昨日の3月の米小売売上高は前月比で0.7%上昇し、予想の0.3%を上回り、また前月の数値も上方修正されました。
サンフランシスコ連銀デーリー総裁は、このデータ発表後最初に発言したFRBメンバーとなり、必要のない利下げを早急に行うことに対して警告を発しました。本日は、FRBパウエル議長が世界標準時間17:15に講演する予定で、注目となるでしょう。
ここ数週間で市場の利下げ観測は急速に後退し、年内3回の利下げを予想するFRBのドットプロットよりも下回っています。

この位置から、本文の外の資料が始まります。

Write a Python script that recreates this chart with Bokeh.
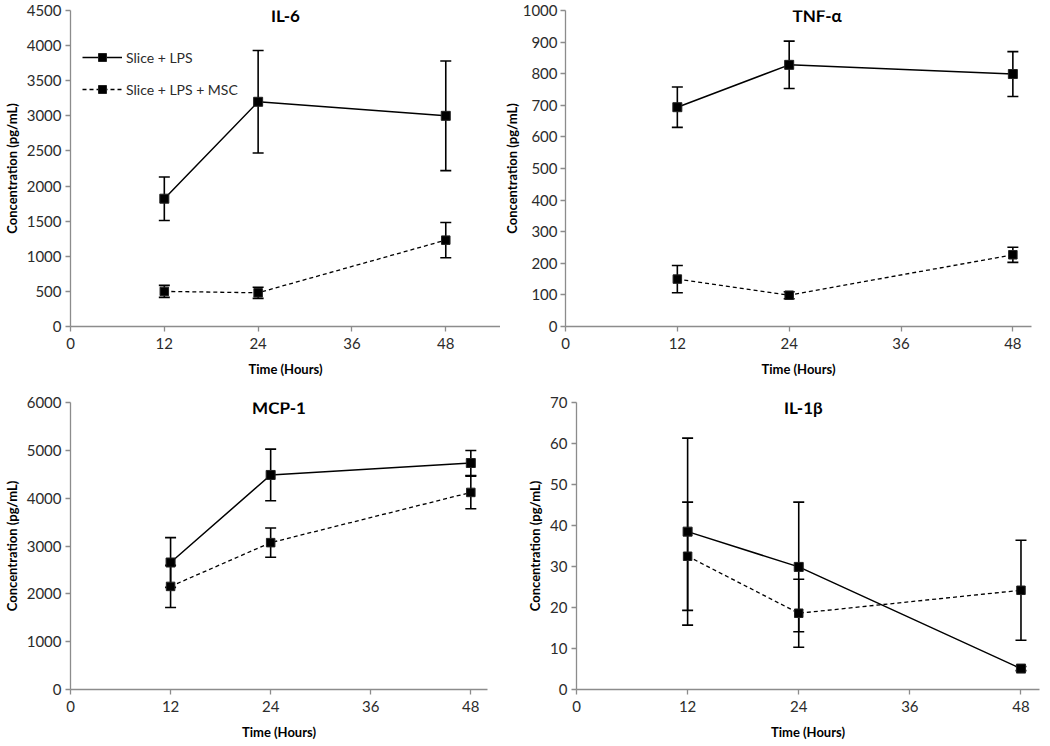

FF金利先物によると、現在年内の利下げを2回未満と織り込み、9月までは利下げは見込まれていません。
米株式市場は下落基調の中、米ドルは上昇
昨日の米ドルは、予想を上回る米小売売上高を受けて、主要通貨に対して5か月ぶりの高値まで上昇し、本日も続伸しています。
株式と債券は売りの圧力を受け、米10年債利回りは4.60%を突破して上昇し、米株式市場は急落しました。

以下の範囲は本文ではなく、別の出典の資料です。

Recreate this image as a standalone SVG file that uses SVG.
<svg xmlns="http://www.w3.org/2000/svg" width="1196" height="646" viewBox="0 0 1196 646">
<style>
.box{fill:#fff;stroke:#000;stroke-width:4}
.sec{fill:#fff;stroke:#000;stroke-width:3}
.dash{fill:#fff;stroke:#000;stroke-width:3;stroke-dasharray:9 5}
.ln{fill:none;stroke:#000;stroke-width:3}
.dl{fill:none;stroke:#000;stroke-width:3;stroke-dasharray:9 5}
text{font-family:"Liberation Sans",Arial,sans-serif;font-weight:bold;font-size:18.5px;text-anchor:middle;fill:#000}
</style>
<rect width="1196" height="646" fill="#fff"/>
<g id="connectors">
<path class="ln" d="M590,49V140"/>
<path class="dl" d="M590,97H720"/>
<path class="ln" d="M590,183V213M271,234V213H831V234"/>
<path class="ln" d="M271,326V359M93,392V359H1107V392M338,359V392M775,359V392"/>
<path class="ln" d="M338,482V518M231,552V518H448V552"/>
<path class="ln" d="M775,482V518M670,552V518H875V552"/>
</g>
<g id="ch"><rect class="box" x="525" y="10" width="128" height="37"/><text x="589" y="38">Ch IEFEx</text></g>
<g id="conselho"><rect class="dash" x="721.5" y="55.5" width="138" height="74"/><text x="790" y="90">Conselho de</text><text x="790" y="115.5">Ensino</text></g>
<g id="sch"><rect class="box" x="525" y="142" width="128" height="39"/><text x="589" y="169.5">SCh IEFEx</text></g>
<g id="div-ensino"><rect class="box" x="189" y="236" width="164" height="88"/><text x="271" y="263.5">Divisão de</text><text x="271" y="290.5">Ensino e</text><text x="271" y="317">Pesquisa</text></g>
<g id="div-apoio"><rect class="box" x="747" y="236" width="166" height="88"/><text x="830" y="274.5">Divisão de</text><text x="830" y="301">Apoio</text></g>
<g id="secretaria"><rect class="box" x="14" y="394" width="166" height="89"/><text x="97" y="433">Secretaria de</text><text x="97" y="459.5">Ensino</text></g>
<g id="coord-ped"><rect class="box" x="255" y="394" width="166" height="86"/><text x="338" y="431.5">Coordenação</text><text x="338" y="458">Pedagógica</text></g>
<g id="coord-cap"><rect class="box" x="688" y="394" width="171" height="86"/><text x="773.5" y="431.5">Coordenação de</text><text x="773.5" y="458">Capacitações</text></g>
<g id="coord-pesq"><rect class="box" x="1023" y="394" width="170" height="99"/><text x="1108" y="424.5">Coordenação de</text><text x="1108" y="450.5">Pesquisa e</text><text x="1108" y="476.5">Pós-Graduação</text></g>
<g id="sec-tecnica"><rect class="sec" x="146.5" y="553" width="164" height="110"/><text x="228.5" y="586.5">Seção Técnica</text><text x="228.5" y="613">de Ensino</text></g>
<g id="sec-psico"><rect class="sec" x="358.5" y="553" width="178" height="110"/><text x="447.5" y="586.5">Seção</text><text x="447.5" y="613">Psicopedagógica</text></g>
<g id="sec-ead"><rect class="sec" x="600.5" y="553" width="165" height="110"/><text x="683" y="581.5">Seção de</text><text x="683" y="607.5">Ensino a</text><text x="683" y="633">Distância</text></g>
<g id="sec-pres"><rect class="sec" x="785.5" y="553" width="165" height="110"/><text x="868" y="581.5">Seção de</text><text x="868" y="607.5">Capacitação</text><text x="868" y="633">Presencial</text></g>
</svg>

これまで、大幅な利下げ観測の修正に抵抗してきた米株式市場は、強気市場にもようやく圧力の兆しが見え始め、強弱まちまちでスタートした決算報告とともに、今のところ支える材料となるものがそれほど見当たりません。
本日の決算報告はモーガンスタンレーとバンク・オブ・アメリカが焦点となるでしょう。
中国GDPデータは期待外れ
投資家は米利下げ観測後退の見通しだけでなく、中国経済の低迷も懸念しており、株式の売りは本日のアジア市場と欧州市場まで拡大しています。
中国の経済成長率は今年初めの3か月で前年比5.3%と小幅上昇しましたが、3月の鉱工業生産高と小売売上高が急激に鈍化したため、将来の経済成長に疑問が残る結果となりました。
介入への警戒感の中で円安進行、ゴールド後退
一方で、ドル高がゴールドの重荷となっています。中東での緊張が高まり、中東情勢はしばらくの間、極めて予断を許さない状態となっており、米ドル高がしばらくゴールドの足かせとなるでしょう。

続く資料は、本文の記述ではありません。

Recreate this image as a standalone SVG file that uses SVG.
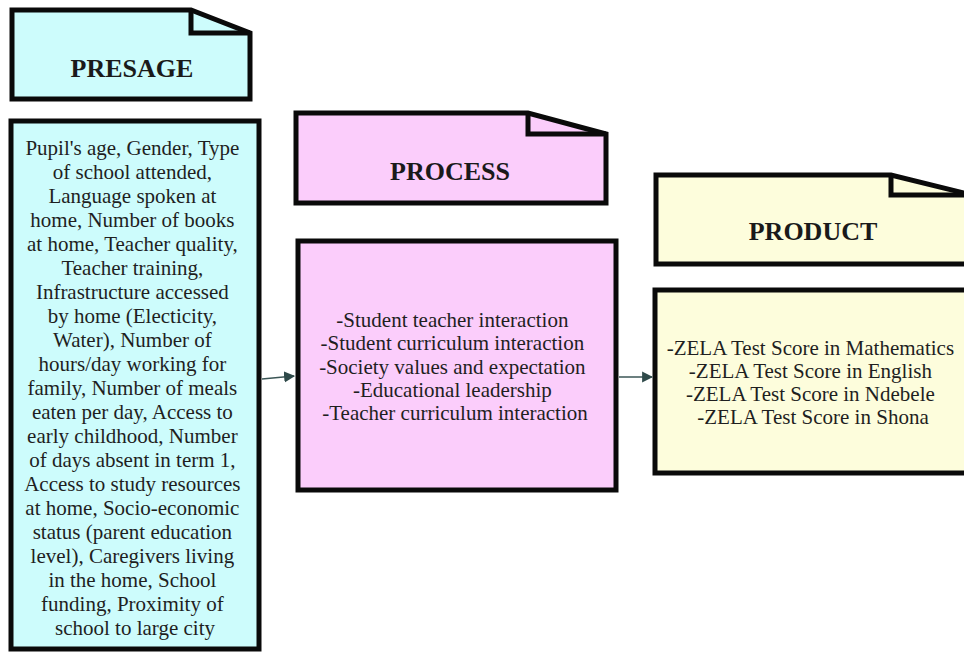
<svg xmlns="http://www.w3.org/2000/svg" width="964" height="653" viewBox="0 0 964 653">
<style>
.frame{stroke:#0a0a0a;stroke-width:5;stroke-linejoin:miter}
.fold{fill:none;stroke:#0a0a0a;stroke-width:5;stroke-linejoin:miter}
.cyan{fill:#cdfcfc}
.pink{fill:#fbcdfb}
.yellow{fill:#fdfddc}
.head{font-family:"Liberation Serif","Times New Roman",serif;font-weight:bold;font-size:26px;fill:#1a1a1a;text-anchor:middle}
.body{font-family:"Liberation Serif","Times New Roman",serif;font-size:21px;fill:#1f1f1f;text-anchor:middle}
.conn{stroke:#3b5656;stroke-width:1.6;fill:none}
</style>
<defs>
<marker id="arr" viewBox="0 0 10 10" refX="9" refY="5" markerWidth="11" markerHeight="13" markerUnits="userSpaceOnUse" orient="auto">
<path d="M0,0 L10,5 L0,10 Z" fill="#2f4a4a"/>
</marker>
</defs>
<rect width="964" height="653" fill="#ffffff"/>

<g id="presage-header">
<path class="frame cyan" d="M12,10 L191,10 L250,33 L250,99 L12,99 Z"/>
<path class="fold" d="M191,10 L191,33 L250,33"/>
<text class="head" x="132" y="77">PRESAGE</text>
</g>

<g id="presage">
<rect class="frame cyan" x="11" y="121" width="248" height="528"/>
<text class="body">
<tspan x="135" y="155">Pupil's age, Gender, Type</tspan>
<tspan x="135" y="179">of school attended,</tspan>
<tspan x="135" y="203">Language spoken at</tspan>
<tspan x="135" y="227">home, Number of books</tspan>
<tspan x="135" y="251">at home, Teacher quality,</tspan>
<tspan x="135" y="275">Teacher training,</tspan>
<tspan x="135" y="299">Infrastructure accessed</tspan>
<tspan x="135" y="323">by home (Electicity,</tspan>
<tspan x="135" y="347">Water), Number of</tspan>
<tspan x="135" y="371">hours/day working for</tspan>
<tspan x="135" y="395">family, Number of meals</tspan>
<tspan x="135" y="419">eaten per day, Access to</tspan>
<tspan x="135" y="443">early childhood, Number</tspan>
<tspan x="135" y="467">of days absent in term 1,</tspan>
<tspan x="135" y="491">Access to study resources</tspan>
<tspan x="135" y="515">at home, Socio-economic</tspan>
<tspan x="135" y="539">status (parent education</tspan>
<tspan x="135" y="563">level), Caregivers living</tspan>
<tspan x="135" y="587">in the home, School</tspan>
<tspan x="135" y="611">funding, Proximity of</tspan>
<tspan x="135" y="635">school to large city</tspan>
</text>
</g>

<g id="process-header">
<path class="frame pink" d="M296,113 L528,113 L606,134 L606,203 L296,203 Z"/>
<path class="fold" d="M528,113 L528,134 L606,134"/>
<text class="head" x="450" y="180">PROCESS</text>
</g>

<g id="process">
<rect class="frame pink" x="298" y="241" width="318" height="249"/>
<text class="body">
<tspan x="455" y="327">-Student teacher interaction</tspan>
<tspan x="455" y="350">-Student curriculum interaction</tspan>
<tspan x="455" y="374">-Society values and expectation</tspan>
<tspan x="455" y="397">-Educational leadership</tspan>
<tspan x="455" y="420">-Teacher curriculum interaction</tspan>
</text>
</g>

<g id="product-header">
<path class="frame yellow" d="M656,175 L891,175 L972,195 L972,264 L656,264 Z"/>
<path class="fold" d="M891,175 L891,195 L972,195"/>
<text class="head" x="813" y="240">PRODUCT</text>
</g>

<g id="product">
<rect class="frame yellow" x="655" y="290" width="317" height="183"/>
<text class="body">
<tspan x="813" y="355">-ZELA Test Score in Mathematics</tspan>
<tspan x="813" y="378">-ZELA Test Score in English</tspan>
<tspan x="813" y="401">-ZELA Test Score in Ndebele</tspan>
<tspan x="813" y="424">-ZELA Test Score in Shona</tspan>
</text>
</g>

<g id="connectors">
<line class="conn" x1="262" y1="379" x2="294" y2="376" marker-end="url(#arr)"/>
<line class="conn" x1="619" y1="377" x2="652" y2="377" marker-end="url(#arr)"/>
</g>
</svg>
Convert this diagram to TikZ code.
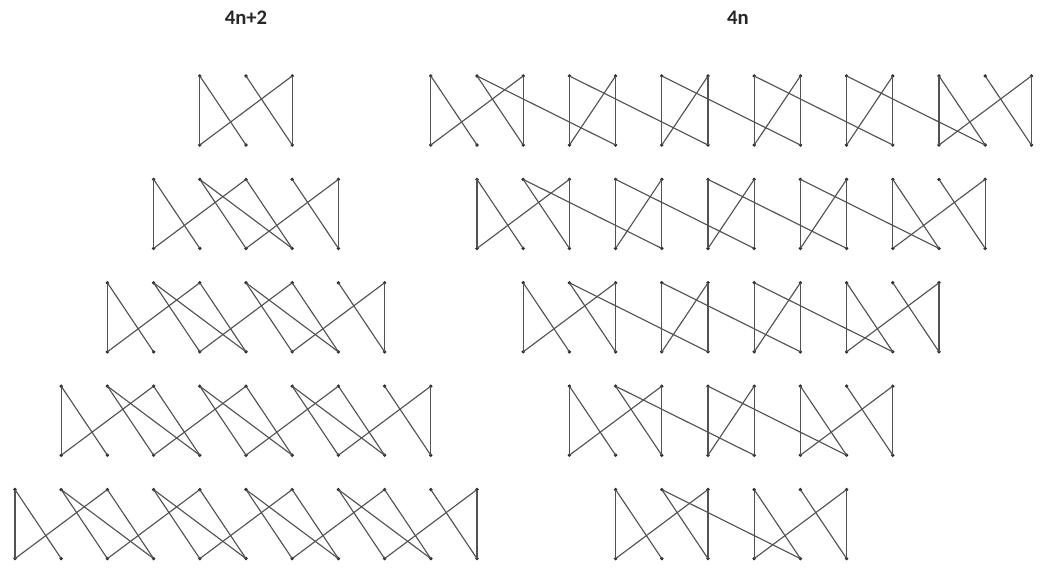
\documentclass[tikz,border=0pt]{standalone}
\usepackage{fontspec}
\setmainfont{Carlito}
\newcommand{\mkrow}[4]{% #1 prefix, #2 row, #3 first col, #4 last col
  \foreach \k in {#3,...,#4}{
    \node[vtx] (#1T\k) at ({15+46.2*\k},{76+103.4*(#2-1)}) {};
    \node[vtx] (#1B\k) at ({15+46.2*\k},{145+103.4*(#2-1)}) {};
  }}
\newcommand{\leftedges}[3]{% #1 prefix, #2 c0, #3 c1
  \draw[edge] (#1T#2.center) -- (#1B#2.center);
  \draw[edge] (#1T#3.center) -- (#1B#3.center);
  \foreach \k in {#2,...,#3}{
    \pgfmathtruncatemacro{\myA}{\k+1}
    \pgfmathtruncatemacro{\myB}{\k+2}
    \pgfmathtruncatemacro{\myP}{mod(\k-#2,2)}
    \ifnum\k<#3 \draw[edge] (#1T\k.center) -- (#1B\myA.center);\fi
    \ifnum\myB>#3 \else
      \ifnum\myP=0 \draw[edge] (#1B\k.center) -- (#1T\myB.center);
      \else \draw[edge] (#1T\k.center) -- (#1B\myB.center);\fi
    \fi
  }}
\newcommand{\blk}[2]{% #1 prefix, #2 first col of a 3-column block
  \pgfmathtruncatemacro{\myC}{#2+1}
  \pgfmathtruncatemacro{\myD}{#2+2}
  \draw[edge] (#1T#2.center) -- (#1B#2.center);
  \draw[edge] (#1T#2.center) -- (#1B\myC.center);
  \draw[edge] (#1B#2.center) -- (#1T\myD.center);
  \draw[edge] (#1T\myC.center) -- (#1B\myD.center);
  \draw[edge] (#1T\myD.center) -- (#1B\myD.center);
}
\newcommand{\rightedges}[3]{% #1 prefix, #2 c0, #3 c1
  \blk{#1}{#2}
  \pgfmathtruncatemacro{\myE}{#3-2}
  \blk{#1}{\myE}
  \pgfmathtruncatemacro{\myF}{#2+1}
  \pgfmathtruncatemacro{\myG}{#2+4}
  \draw[edge] (#1T\myF.center) -- (#1B\myG.center);
  \foreach \k in {#2,...,#3}{
    \pgfmathtruncatemacro{\myA}{\k+1}
    \pgfmathtruncatemacro{\myB}{\k+3}
    \pgfmathtruncatemacro{\myP}{mod(\k-#2-3,2)}
    \pgfmathtruncatemacro{\myOK}{(\k>=#2+3)&&(\k<=#3-4)&&(\myP==0)}
    \ifnum\myOK=1
      \draw[edge] (#1T\k.center) -- (#1B\k.center);
      \draw[edge] (#1B\k.center) -- (#1T\myA.center);
      \draw[edge] (#1T\myA.center) -- (#1B\myA.center);
      \draw[edge] (#1T\k.center) -- (#1B\myB.center);
    \fi
  }}
\begin{document}
\begin{tikzpicture}[x=0.75pt,y=-0.75pt,
  vtx/.style={circle,fill=black!85,inner sep=0pt,minimum size=2.8pt},
  edge/.style={draw=black!68,line width=0.85pt},
  title/.style={font=\bfseries\fontsize{15.5}{18}\selectfont,text=black!85}]
\useasboundingbox (0,0) rectangle (1040,585);
\node[title] (t1) at (246,18) {4n+2};
\node[title] (t2) at (738,18) {4n};
% left family (4n+2)
\mkrow{La}{1}{4}{6}
\mkrow{Lb}{2}{3}{7}
\mkrow{Lc}{3}{2}{8}
\mkrow{Ld}{4}{1}{9}
\mkrow{Le}{5}{0}{10}
\leftedges{La}{4}{6}
\leftedges{Lb}{3}{7}
\leftedges{Lc}{2}{8}
\leftedges{Ld}{1}{9}
\leftedges{Le}{0}{10}
% right family (4n)
\mkrow{Ra}{1}{9}{22}
\mkrow{Rb}{2}{10}{21}
\mkrow{Rc}{3}{11}{20}
\mkrow{Rd}{4}{12}{19}
\mkrow{Re}{5}{13}{18}
\rightedges{Ra}{9}{22}
\rightedges{Rb}{10}{21}
\rightedges{Rc}{11}{20}
\rightedges{Rd}{12}{19}
\rightedges{Re}{13}{18}
\end{tikzpicture}
\end{document}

イランの攻撃に対してイスラエルが報復することが確実視されているにもかかわらず、最新の地政学上のリスクから恩恵を受けていない安全資産は日本円となっています。投資家は、日本の利回りが米国の利回りにすぐには追いつかないと判断しており、円安は34年ぶりの水準まで進行し、現在ドル円は154円台となっています。
しかし、ドル円が155円に近づくにつれ、日本政府による介入のリスクは高まっています。そうは言っても、これまでのところ、政府関係者からは差し迫った介入への明確な兆候は見られていません。